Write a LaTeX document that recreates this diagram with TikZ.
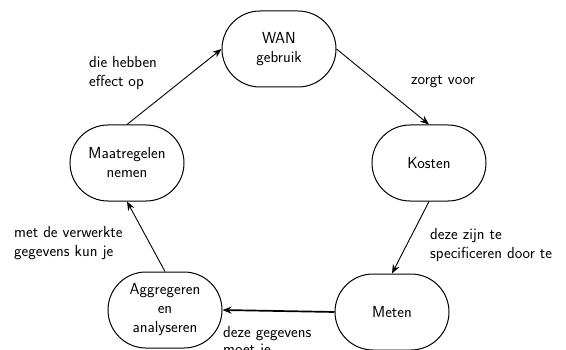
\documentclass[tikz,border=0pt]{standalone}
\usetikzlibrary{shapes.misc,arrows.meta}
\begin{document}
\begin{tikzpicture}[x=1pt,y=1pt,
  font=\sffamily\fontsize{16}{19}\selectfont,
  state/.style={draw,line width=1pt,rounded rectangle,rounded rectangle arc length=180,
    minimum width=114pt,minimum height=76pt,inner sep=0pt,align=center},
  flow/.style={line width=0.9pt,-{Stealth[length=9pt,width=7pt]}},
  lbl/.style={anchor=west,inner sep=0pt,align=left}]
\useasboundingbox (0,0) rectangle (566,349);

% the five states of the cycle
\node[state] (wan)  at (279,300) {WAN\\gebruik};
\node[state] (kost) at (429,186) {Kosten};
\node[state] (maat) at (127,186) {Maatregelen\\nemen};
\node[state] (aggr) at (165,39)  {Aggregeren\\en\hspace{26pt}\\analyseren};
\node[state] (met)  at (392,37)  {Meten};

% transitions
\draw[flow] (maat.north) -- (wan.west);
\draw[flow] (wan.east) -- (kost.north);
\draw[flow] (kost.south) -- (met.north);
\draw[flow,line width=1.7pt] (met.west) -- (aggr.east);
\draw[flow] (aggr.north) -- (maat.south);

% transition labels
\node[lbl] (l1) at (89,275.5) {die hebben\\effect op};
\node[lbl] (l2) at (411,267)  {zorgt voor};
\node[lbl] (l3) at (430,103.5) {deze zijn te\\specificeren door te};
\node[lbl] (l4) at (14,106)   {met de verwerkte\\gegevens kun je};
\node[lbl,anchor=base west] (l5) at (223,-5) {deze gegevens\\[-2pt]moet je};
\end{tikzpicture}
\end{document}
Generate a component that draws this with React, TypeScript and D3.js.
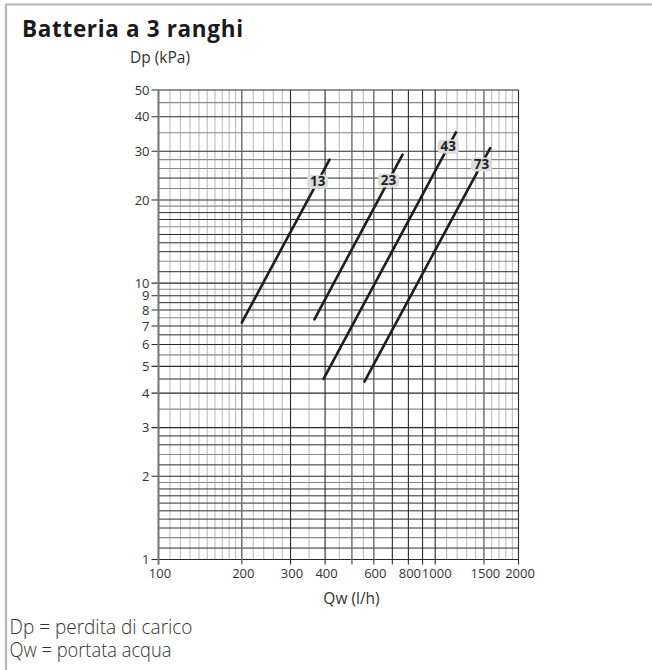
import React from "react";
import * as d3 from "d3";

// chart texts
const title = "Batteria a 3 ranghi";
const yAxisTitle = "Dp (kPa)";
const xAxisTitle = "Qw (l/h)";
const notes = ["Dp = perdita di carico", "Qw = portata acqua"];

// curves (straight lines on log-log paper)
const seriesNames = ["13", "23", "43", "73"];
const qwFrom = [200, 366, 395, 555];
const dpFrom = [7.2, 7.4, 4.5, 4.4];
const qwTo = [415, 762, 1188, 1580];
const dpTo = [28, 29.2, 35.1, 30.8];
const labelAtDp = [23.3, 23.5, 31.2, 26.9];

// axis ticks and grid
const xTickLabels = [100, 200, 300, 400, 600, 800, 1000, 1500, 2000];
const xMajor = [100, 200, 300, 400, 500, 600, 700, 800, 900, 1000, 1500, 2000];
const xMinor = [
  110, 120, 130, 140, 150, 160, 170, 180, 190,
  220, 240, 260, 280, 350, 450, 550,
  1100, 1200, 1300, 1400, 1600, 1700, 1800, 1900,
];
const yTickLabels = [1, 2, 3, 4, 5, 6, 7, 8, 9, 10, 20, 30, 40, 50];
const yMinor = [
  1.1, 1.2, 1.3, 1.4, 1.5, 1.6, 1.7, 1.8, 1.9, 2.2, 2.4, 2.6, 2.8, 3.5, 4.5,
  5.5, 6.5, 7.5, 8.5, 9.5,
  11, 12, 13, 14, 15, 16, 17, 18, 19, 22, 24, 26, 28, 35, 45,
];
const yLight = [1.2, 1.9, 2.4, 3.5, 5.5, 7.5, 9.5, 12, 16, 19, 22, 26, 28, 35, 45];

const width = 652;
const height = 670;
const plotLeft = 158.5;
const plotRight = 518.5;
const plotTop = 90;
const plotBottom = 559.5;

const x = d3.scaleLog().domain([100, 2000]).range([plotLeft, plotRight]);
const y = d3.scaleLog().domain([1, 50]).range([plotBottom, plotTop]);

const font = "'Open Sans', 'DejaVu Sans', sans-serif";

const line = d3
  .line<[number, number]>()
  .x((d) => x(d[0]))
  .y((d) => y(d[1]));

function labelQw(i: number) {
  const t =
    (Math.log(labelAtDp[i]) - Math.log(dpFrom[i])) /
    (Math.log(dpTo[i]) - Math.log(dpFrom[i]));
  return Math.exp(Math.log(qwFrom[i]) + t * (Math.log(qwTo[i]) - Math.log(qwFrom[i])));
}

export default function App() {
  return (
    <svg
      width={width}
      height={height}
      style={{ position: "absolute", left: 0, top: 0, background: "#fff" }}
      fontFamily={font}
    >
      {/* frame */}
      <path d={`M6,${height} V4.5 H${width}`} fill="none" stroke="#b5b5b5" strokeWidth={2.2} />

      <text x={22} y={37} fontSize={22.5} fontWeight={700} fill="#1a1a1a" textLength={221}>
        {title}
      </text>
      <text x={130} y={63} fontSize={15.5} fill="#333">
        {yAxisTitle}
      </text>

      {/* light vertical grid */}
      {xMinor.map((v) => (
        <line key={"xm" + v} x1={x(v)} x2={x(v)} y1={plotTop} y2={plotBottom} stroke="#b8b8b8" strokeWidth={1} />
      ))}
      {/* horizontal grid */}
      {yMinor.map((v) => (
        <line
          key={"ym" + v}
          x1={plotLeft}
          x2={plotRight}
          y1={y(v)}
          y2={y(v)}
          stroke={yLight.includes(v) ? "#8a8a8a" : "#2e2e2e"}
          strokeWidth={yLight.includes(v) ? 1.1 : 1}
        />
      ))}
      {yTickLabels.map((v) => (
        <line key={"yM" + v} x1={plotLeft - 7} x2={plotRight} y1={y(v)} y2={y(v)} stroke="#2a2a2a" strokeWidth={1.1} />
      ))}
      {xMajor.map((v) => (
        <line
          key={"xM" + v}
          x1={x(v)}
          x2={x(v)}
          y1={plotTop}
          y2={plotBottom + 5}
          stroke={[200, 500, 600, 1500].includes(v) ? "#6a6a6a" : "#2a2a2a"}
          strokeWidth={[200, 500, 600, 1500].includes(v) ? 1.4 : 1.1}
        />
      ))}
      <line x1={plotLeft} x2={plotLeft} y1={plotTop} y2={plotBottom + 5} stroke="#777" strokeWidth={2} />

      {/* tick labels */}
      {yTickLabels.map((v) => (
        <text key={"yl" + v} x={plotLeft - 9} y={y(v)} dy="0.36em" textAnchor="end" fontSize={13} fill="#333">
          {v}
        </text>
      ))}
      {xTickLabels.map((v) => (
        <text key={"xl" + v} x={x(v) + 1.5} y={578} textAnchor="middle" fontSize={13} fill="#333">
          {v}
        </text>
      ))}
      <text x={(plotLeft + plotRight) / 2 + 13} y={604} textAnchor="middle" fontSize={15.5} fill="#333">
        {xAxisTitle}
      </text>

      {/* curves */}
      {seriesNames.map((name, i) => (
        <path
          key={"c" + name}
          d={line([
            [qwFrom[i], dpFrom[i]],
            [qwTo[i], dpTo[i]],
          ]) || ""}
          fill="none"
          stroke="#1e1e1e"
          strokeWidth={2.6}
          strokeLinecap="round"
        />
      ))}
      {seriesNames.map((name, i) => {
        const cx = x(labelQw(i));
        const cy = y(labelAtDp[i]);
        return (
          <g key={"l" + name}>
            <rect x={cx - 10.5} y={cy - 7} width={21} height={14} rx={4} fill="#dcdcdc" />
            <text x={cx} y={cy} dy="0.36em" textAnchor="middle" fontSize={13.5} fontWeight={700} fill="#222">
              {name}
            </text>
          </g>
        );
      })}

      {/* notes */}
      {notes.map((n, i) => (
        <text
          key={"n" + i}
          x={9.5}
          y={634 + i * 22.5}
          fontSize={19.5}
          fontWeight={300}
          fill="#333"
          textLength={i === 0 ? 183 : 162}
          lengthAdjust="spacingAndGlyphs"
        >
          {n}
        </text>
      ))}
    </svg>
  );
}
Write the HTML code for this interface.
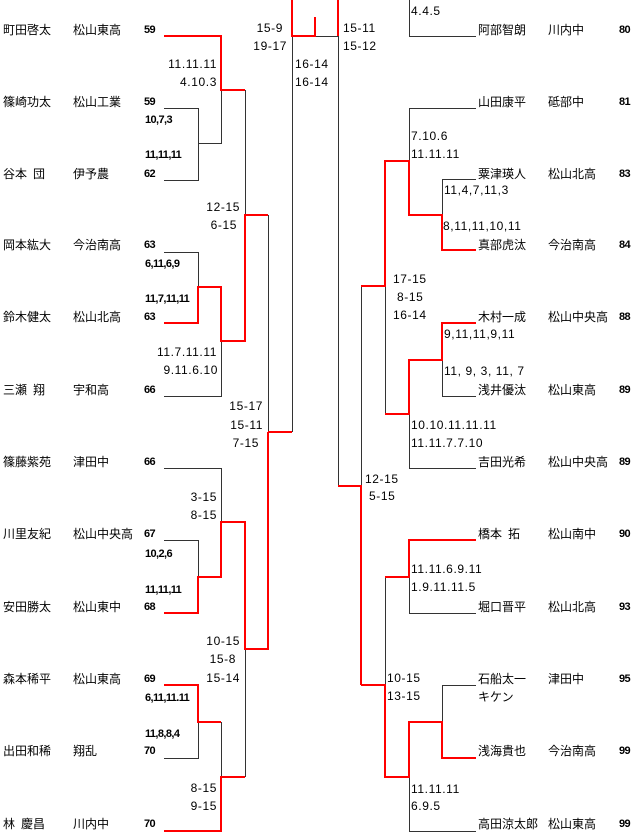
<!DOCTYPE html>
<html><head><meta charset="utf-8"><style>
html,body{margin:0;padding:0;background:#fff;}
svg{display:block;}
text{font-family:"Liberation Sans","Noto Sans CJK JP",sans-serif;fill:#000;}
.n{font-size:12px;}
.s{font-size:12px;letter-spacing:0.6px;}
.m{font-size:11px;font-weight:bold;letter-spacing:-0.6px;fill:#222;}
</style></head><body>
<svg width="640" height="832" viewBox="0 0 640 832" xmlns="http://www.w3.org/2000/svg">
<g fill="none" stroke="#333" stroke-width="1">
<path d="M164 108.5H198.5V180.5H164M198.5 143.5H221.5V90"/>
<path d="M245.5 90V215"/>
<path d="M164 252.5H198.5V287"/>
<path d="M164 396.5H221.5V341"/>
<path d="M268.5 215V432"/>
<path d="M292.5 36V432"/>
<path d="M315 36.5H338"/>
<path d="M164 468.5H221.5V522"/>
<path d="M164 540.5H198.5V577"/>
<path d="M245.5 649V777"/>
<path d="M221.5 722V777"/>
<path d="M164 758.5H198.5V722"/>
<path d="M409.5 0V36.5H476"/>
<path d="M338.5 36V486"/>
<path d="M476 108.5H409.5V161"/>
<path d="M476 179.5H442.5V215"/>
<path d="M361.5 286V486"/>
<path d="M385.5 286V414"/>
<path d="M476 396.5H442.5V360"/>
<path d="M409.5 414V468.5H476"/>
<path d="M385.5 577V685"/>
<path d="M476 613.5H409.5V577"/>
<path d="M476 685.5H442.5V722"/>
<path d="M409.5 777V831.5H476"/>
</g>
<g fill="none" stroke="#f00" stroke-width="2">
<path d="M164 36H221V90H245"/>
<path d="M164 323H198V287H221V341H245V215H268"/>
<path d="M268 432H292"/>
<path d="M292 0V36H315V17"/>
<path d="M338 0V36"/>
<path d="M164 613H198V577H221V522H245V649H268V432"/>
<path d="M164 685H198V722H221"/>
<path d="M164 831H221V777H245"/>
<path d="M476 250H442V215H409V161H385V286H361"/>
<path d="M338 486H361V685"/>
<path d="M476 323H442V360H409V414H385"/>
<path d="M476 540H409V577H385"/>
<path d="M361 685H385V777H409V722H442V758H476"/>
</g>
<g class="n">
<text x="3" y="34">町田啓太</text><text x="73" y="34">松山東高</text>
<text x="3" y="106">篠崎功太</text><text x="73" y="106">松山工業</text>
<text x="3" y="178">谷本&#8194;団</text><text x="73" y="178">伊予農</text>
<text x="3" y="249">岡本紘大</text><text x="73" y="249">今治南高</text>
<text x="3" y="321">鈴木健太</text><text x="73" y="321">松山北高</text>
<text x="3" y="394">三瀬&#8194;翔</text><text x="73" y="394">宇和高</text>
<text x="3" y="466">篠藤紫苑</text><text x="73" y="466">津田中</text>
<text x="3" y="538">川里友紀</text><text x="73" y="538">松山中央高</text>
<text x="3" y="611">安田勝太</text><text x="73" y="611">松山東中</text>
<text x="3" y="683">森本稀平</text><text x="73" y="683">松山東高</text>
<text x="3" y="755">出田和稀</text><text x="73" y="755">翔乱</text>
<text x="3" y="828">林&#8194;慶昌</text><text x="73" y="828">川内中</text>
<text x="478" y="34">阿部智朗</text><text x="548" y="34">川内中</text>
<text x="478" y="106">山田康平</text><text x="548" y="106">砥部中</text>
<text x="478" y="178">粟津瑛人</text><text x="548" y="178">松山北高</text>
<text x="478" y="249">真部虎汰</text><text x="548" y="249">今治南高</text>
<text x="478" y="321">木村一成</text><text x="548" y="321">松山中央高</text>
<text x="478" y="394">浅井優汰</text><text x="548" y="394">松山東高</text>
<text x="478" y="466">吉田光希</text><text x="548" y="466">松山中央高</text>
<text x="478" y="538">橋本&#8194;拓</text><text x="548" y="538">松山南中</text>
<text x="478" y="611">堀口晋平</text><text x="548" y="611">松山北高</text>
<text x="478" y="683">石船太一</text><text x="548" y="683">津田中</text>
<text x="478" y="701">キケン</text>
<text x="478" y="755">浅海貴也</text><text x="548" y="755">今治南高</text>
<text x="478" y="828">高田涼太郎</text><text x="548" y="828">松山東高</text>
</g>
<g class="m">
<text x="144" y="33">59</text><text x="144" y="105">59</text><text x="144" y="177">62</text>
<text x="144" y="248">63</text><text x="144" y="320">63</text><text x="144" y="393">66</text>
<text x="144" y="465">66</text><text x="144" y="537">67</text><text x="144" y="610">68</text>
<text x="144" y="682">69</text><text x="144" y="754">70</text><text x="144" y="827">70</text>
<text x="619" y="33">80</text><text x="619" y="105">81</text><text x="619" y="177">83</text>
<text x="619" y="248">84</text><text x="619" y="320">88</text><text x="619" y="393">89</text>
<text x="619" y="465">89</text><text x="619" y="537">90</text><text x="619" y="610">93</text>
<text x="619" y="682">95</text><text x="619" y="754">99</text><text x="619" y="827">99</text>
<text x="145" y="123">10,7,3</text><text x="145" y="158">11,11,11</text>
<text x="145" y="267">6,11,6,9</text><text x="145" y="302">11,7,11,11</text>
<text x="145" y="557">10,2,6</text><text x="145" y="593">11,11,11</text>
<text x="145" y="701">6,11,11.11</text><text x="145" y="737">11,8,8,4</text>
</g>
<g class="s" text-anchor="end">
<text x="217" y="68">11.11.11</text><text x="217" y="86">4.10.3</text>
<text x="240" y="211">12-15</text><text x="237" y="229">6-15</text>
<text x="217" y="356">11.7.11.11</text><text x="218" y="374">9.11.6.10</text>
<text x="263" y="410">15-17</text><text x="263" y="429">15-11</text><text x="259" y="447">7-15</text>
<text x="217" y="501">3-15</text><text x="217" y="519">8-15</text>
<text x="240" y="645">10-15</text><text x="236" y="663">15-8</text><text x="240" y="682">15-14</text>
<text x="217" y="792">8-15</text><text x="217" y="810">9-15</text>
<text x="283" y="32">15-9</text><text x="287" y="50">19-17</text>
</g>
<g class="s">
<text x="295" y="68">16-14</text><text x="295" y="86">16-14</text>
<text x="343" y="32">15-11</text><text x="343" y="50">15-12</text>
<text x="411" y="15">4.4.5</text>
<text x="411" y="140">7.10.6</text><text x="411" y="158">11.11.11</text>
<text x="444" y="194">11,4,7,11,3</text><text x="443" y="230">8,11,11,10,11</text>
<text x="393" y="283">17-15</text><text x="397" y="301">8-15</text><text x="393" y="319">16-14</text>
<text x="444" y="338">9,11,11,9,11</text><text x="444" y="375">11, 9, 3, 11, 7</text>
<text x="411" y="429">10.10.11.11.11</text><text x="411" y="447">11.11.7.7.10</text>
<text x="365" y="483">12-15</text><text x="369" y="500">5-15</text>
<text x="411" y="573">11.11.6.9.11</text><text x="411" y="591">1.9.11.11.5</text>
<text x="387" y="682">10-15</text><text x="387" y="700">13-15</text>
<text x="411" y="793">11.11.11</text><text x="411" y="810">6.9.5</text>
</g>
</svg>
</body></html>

——————

- WHAT IS NEEDED
In the listing above, find the line with "Generate a component" and the line with "const labelAtDp = [23.3, 23.5, 31.2, 26.9];". Copy exactly those two and every line between, without the pictures.

- WRITTEN ANSWER
Generate a component that draws this with React, TypeScript and D3.js.
import React from "react";
import * as d3 from "d3";

// chart texts
const title = "Batteria a 3 ranghi";
const yAxisTitle = "Dp (kPa)";
const xAxisTitle = "Qw (l/h)";
const notes = ["Dp = perdita di carico", "Qw = portata acqua"];

// curves (straight lines on log-log paper)
const seriesNames = ["13", "23", "43", "73"];
const qwFrom = [200, 366, 395, 555];
const dpFrom = [7.2, 7.4, 4.5, 4.4];
const qwTo = [415, 762, 1188, 1580];
const dpTo = [28, 29.2, 35.1, 30.8];
const labelAtDp = [23.3, 23.5, 31.2, 26.9];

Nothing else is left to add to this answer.